Middle molecules refer to peptides, nucleic acids and other molecules that have a molecular weight of approximately 500 to 30,000.
The partnership is for the ‘Programme to Industrialise an Innovative Middle Molecule Drug Discovery Flow through Fusion of Computational Drug Design and Chemical Synthesis Technology.’
The programme integrates computational drug design methods into the field of drug discovery for middle molecules.
It also combines computational drug design that uses molecular simulation and machine learning by Tokyo Tech’s super computer Tsubame, and new chemical synthesis technology, such as artificial peptides and artificial nucleic acids.
With an aim to implement the research project, the Middle Molecule IT-based Drug Discovery Laboratory (MIDL) will be opened in the current fiscal year in Tonomachi King Skyfront, Kawasaki City.
Once operational, it will be the world’s first laboratory to conduct computational drug discovery of middle molecules.
Tokyo Tech will also open a MIDL core facility within the university campus.
Tokyo Tech School of Computing professor Yutaka Akiyama said: “Computational prediction for the bio-stability and cell membrane permeability of middle molecules is very challenging.

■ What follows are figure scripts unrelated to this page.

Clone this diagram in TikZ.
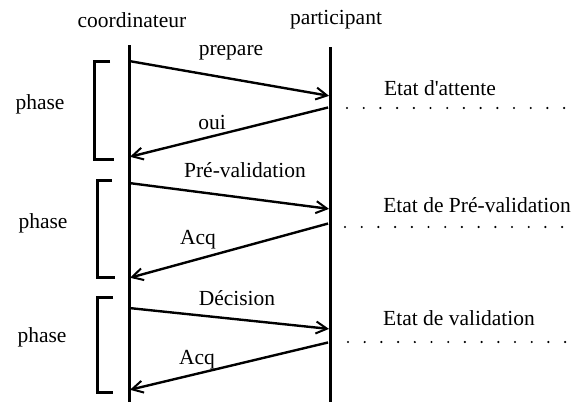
\documentclass[tikz,border=0pt]{standalone}
\usepackage{fontspec}
\setmainfont{Liberation Serif}
\usetikzlibrary{arrows.meta}
\begin{document}
\begin{tikzpicture}[x=1pt,y=-1pt,
  lifeline/.style={line width=3pt},
  msg/.style={line width=2.4pt,-{Straight Barb[length=11pt,width=12pt,line width=2pt]},shorten >=1pt,shorten <=2pt},
  phasebracket/.style={line width=3pt},
  waitdots/.style={line width=2.4pt,line cap=round,dash pattern=on 0pt off 16.7pt},
  lbl/.style={font=\fontsize{21.5}{24}\selectfont,inner sep=0pt}]
\useasboundingbox (0,0) rectangle (577,402);
% actors
\node[lbl] (coord) at (132,20) {coordinateur};
\node[lbl] (part) at (336,20) {participant};
% lifelines
\coordinate (c0) at (129,45);
\coordinate (cE) at (129,402);
\coordinate (p0) at (330,47);
\coordinate (pE) at (330,402);
\draw[lifeline] (c0) -- (cE);
\draw[lifeline] (p0) -- (pE);
% message anchors on the lifelines
\coordinate (c1) at (129,61);  \coordinate (p1) at (330,96);
\coordinate (p2) at (330,107); \coordinate (c2) at (129,157);
\coordinate (c3) at (129,183); \coordinate (p3) at (330,209);
\coordinate (p4) at (330,223); \coordinate (c4) at (129,278);
\coordinate (c5) at (129,308); \coordinate (p5) at (330,329);
\coordinate (p6) at (330,342); \coordinate (c6) at (129,390);
% messages
\draw[msg] (c1) -- (p1);
\draw[msg] (p2) -- (c2);
\draw[msg] (c3) -- (p3);
\draw[msg] (p4) -- (c4);
\draw[msg] (c5) -- (p5);
\draw[msg] (p6) -- (c6);
\node[lbl] (m1) at (231,53) {prepare};
\node[lbl] (m2) at (212,122) {oui};
\node[lbl] (m3) at (245,170) {Pré-validation};
\node[lbl] (m4) at (198,240) {Acq};
\node[lbl] (m5) at (237,298) {Décision};
\node[lbl] (m6) at (197,360) {Acq};
% phase brackets
\draw[phasebracket] (110,61) -- (94,61) -- (94,159) -- (114,159);
\draw[phasebracket] (112,180) -- (97,180) -- (97,277) -- (115,277);
\draw[phasebracket] (113,297) -- (97,297) -- (97,392) -- (113,392);
\node[lbl] (ph1) at (40,104) {phase};
\node[lbl] (ph2) at (43,223) {phase};
\node[lbl] (ph3) at (42,337) {phase};
% participant states
\node[lbl] (s1) at (440,88) {Etat d\textquotesingle attente};
\node[lbl] (s2) at (477,205) {Etat de Pré-validation};
\node[lbl] (s3) at (459,318) {Etat de validation};
\coordinate (d1a) at (347,108); \coordinate (d1b) at (566,108);
\coordinate (d2a) at (345,227); \coordinate (d2b) at (566,227);
\coordinate (d3a) at (348,342); \coordinate (d3b) at (566,342);
\draw[waitdots] (d1a) -- (d1b);
\draw[waitdots] (d2a) -- (d2b);
\draw[waitdots] (d3a) -- (d3b);
\end{tikzpicture}
\end{document}
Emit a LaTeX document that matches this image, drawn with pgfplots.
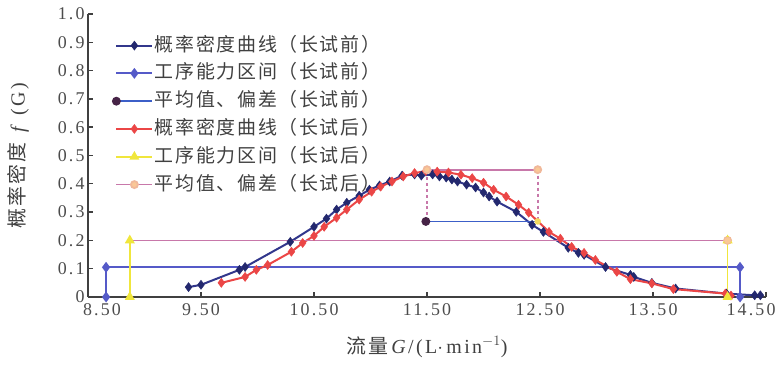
\documentclass[border=0pt]{standalone}
\usepackage{fontspec}
\setmainfont{Liberation Serif}
\newfontfamily\cjk[LetterSpace=9]{Noto Sans CJK SC}
\newfontfamily\tickfont[LetterSpace=12]{Liberation Serif}
\usepackage{pgfplots}
\pgfplotsset{compat=1.18}
\definecolor{navy}{RGB}{35,40,110}
\definecolor{navyline}{RGB}{50,55,140}
\definecolor{ivblue}{RGB}{85,90,200}
\definecolor{meanblue}{RGB}{60,95,200}
\definecolor{meanmark}{RGB}{70,35,70}
\definecolor{redc}{RGB}{235,70,70}
\definecolor{yel}{RGB}{240,230,60}
\definecolor{pinkl}{RGB}{200,120,170}
\definecolor{pinkm}{RGB}{250,200,150}
\begin{document}
\begin{tikzpicture}
\begin{axis}[
  width=678bp, height=283bp, scale only axis,
  xmin=8.5, xmax=14.5, ymin=0, ymax=1,
  axis lines=left,
  axis line style={line width=1.8bp, color=black!75, -},
  tick style={line width=1.4bp, color=black!75},
  tick align=inside, major tick length=5bp,
  xtick={8.5,9.5,10.5,11.5,12.5,13.5,14.5},
  xticklabels={\hspace*{28bp}8.50,9.50,10.50,11.50,12.50,13.50,14.50\hspace*{30bp}},
  ytick={0,0.1,0.2,0.3,0.4,0.5,0.6,0.7,0.8,0.9,1.0},
  yticklabels={0,0.1,0.2,0.3,0.4,0.5,0.6,0.7,0.8,0.9,1.0},
  ticklabel style={font=\tickfont\fontsize{18}{20}\selectfont, text=black!70},
  xticklabel style={yshift=-3bp},
  clip=false,
  xlabel={{\cjk 流量}\,{\tickfont\textit{G}/(L$\cdot$\,min$^{-1}$)}},
  xlabel style={at={(axis description cs:0.5,-0.177)}, anchor=center, font=\fontsize{20}{22}\selectfont, text=black!75},
  ylabel={{\cjk 概率密度}\ \ {\tickfont\textit{f}\ (G)}},
  ylabel style={at={(axis description cs:-0.103,0.5)}, anchor=center, rotate=0, font=\fontsize{20}{22}\selectfont, text=black!75},
  legend style={at={(axis description cs:0.032,0.935)}, anchor=north west, draw=none, fill=none,
    font=\cjk\fontsize{19}{22}\selectfont, text=black!75, row sep=5.8bp,
    nodes={inner sep=1.5bp, text height=15bp, text depth=4bp},
    /tikz/every even column/.append style={column sep=2bp}},
  legend cell align=left,
  legend image code/.code={\draw[mark repeat=2,mark phase=2,#1] plot coordinates {(0bp,0bp) (18bp,0bp) (36bp,0bp)};},
]
% 1 navy curve
\addplot[color=navyline, line width=2bp, mark=diamond*, mark size=4.5bp, mark options={fill=navy, draw=navy, line width=0.5bp}] coordinates {
(9.39,0.035) (9.50,0.043) (9.84,0.096) (9.89,0.106) (10.29,0.195) (10.50,0.248) (10.61,0.277) (10.70,0.309) (10.79,0.333) (10.90,0.358) (10.99,0.379) (11.08,0.394) (11.17,0.408) (11.28,0.429) (11.39,0.433) (11.45,0.429) (11.55,0.433) (11.61,0.426) (11.67,0.422) (11.72,0.415) (11.77,0.408) (11.85,0.397) (11.93,0.387) (12.00,0.369) (12.05,0.355) (12.12,0.337) (12.29,0.301) (12.43,0.255) (12.53,0.230) (12.75,0.174) (12.84,0.156) (12.89,0.149) (13.08,0.106) (13.30,0.078) (13.33,0.071) (13.49,0.050) (13.70,0.030) (14.15,0.012) (14.40,0.006) (14.45,0.006)
};
\addlegendentry{概率密度曲线（长试前）}
% 2 interval before
\addplot[color=ivblue, line width=1.8bp, mark=diamond*, mark size=4bp, mark options={fill=ivblue}] coordinates {
(8.66,0) (8.66,0.105) (14.27,0.105) (14.27,0)
};
\addlegendentry{工序能力区间（长试前）}
% 3 mean before
\addplot[color=meanblue, line width=1.8bp, mark=*, mark size=3.5bp, mark indices={1}, mark options={fill=meanmark, draw=meanmark}] coordinates {
(11.49,0.267) (12.48,0.267)
};
\addlegendentry{平均值、偏差（长试前）}
% 4 red curve
\addplot[color=redc, line width=2bp, mark=diamond*, mark size=4.5bp, mark options={fill=redc, draw=redc, line width=0.5bp}] coordinates {
(9.68,0.050) (9.89,0.071) (9.99,0.096) (10.09,0.113) (10.30,0.160) (10.40,0.191) (10.50,0.216) (10.59,0.248) (10.70,0.280) (10.79,0.309) (10.90,0.344) (11.01,0.372) (11.09,0.390) (11.19,0.408) (11.29,0.426) (11.39,0.438) (11.49,0.445) (11.59,0.443) (11.69,0.440) (11.80,0.432) (11.90,0.420) (12.00,0.404) (12.09,0.379) (12.20,0.355) (12.31,0.326) (12.40,0.298) (12.58,0.230) (12.68,0.206) (12.78,0.177) (12.89,0.156) (12.99,0.131) (13.18,0.089) (13.30,0.063) (13.49,0.048) (13.68,0.028) (14.14,0.012) (14.19,0.005)
};
\addlegendentry{概率密度曲线（长试后）}
% 5 interval after
\addplot[color=yel, line width=1.8bp, mark=triangle*, mark size=4bp, mark options={fill=yel}] coordinates {
(8.87,0) (8.87,0.2)
};
\addlegendentry{工序能力区间（长试后）}
% 6 mean after
\addplot[color=pinkl, line width=1.8bp, mark=*, mark size=3.5bp, mark indices={2}, mark options={fill=pinkm, draw=pinkm!80!pinkl}] coordinates {
(8.87,0.2) (14.16,0.2)
};
\addlegendentry{平均值、偏差（长试后）}
% extra pieces
\addplot[forget plot, color=yel, line width=1.8bp, mark=triangle*, mark size=4bp, mark options={fill=yel}] coordinates {
(14.16,0.2) (14.16,0)
};
\addplot[forget plot, color=pinkl, line width=1.6bp, dashed] coordinates {
(11.5,0.267) (11.5,0.45)
};
\addplot[forget plot, color=pinkl, line width=1.6bp, dashed] coordinates {
(12.48,0.45) (12.48,0.267)
};
\addplot[forget plot, color=pinkl, line width=1.8bp, mark=*, mark size=3.5bp, mark options={fill=pinkm, draw=pinkm!80!pinkl}] coordinates {
(11.5,0.45) (12.48,0.45)
};
\addplot[forget plot, only marks, mark=*, mark size=3bp, mark options={fill=yel!60!pinkm, draw=yel!60!pinkm}] coordinates {
(12.48,0.267)
};
\addplot[forget plot, only marks, mark=*, mark size=3.5bp, mark options={fill=pinkm, draw=pinkm!80!pinkl}] coordinates {
(14.16,0.2)
};
\end{axis}
\pgfresetboundingbox
\path[use as bounding box] (-88bp,-68bp) rectangle (688bp,297bp);
\end{tikzpicture}
\end{document}
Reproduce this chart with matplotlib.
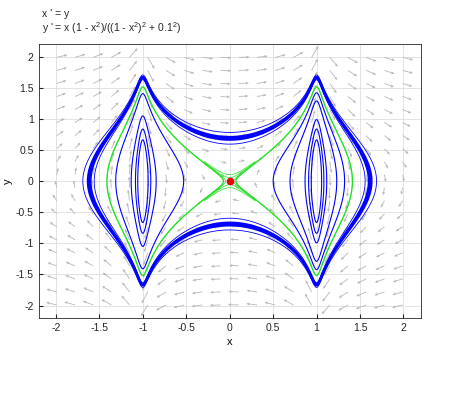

“By using Tokyo Tech's world-leading supercomputing techniques and extensive experience in machine learning, and by cooperating with many related corporations, I hope that MIDL will provide the world with practical technology for accelerating middle molecule drug discovery.”
The five-year research programme will include several R&D projects, an infrastructure development for creating a regional industrial ecosystem, and implementation of a business promotion programme.
The programme will help provide new drugs at affordable prices to patients who require new treatment methods.
Image: The membrane permeation process of a cyclic peptide. Photo: courtesy of PRNewsfoto / Tokyo Institute of Technology; City of Kawasaki.